Here is the thing. The basic principles of lighting wiring really aren't that complicated and really don't change that much whether the light is a traditional pendant or batten holder, a fluorescent strip or some fancy fitting.
* A switch connects/disconnects the live from the light. So the permanent live feed goes to the switch, then the switched live connection goes from the switch to the live terminal of the light and then the neutral terminal of the light connects back to the circuit neutral.
* Because we normally use multi-core cables rather than single wires for most wiring, there is normally a location where permanent live, switched live and neutral (and earths) all come together. That location may be either the light fitting, the junction box, or the switch.

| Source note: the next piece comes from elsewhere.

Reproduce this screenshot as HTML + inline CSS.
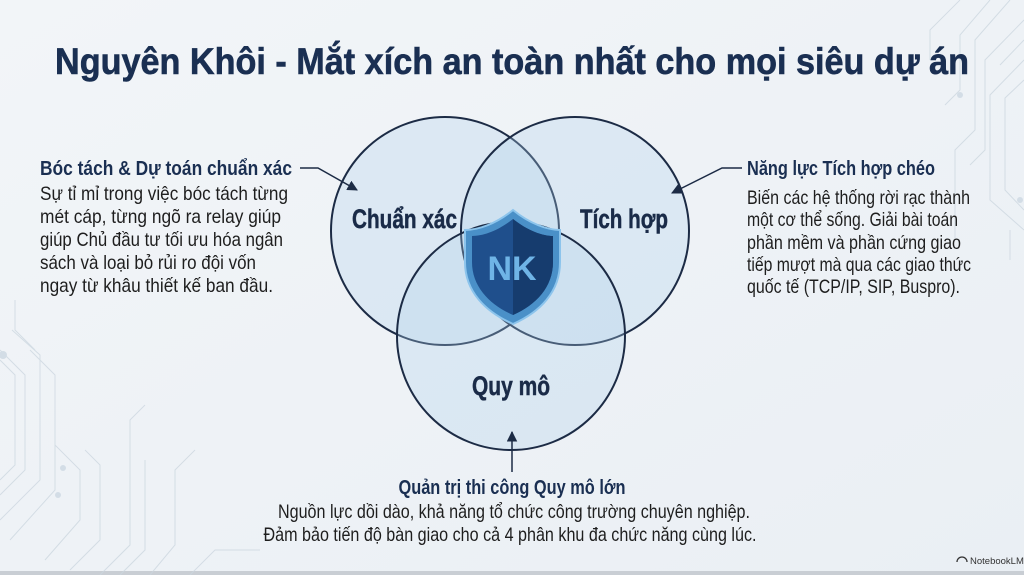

* A blue or black wire is not necessarily a neutral.
Once you understand these principles you should be able to look at a lighting wiring diagram and *understand* it. And you should be able to see that the pictures you see for different types of light fitting are really the same thing electrically. I don't think doing electrics in general in a "painting by numbers" fashion is a good idea, understanding is what helps stop you screwing up.
What *DOES* change between different fittings is.
* Whether the fitting comes with a pre-fitted "loop" terminal for the permanent live or whether you have to supply your own terminal.
* How much wiring room there is.
* Where the cable entries are.
Traditional pendants are designed specifically to accommodate the normal three cables (two circuit cables and a switch drop). So the basics are accommodated pretty well but any extras can quickly start getting very cramped.
Fancy fittings are often very limited on wiring room. Metal cased class 2 fittings are particularly bad and often can only be correctly installed by fitting them with a single cable from a junction box.
Fluorescent strips usually had shedloads of wiring room and multiple cable entries. So the first course of action is to investigate the existing wiring to the fitting, does it all enter through the same hole or does it enter through multiple holes? is it wired with cables or with individual wires in conduit? Are there a normal and expected number of wires/cables connected in a normal and expected way or has someone used that nice big box for something else? Is the location where the cables enter appropriate for the new fitting?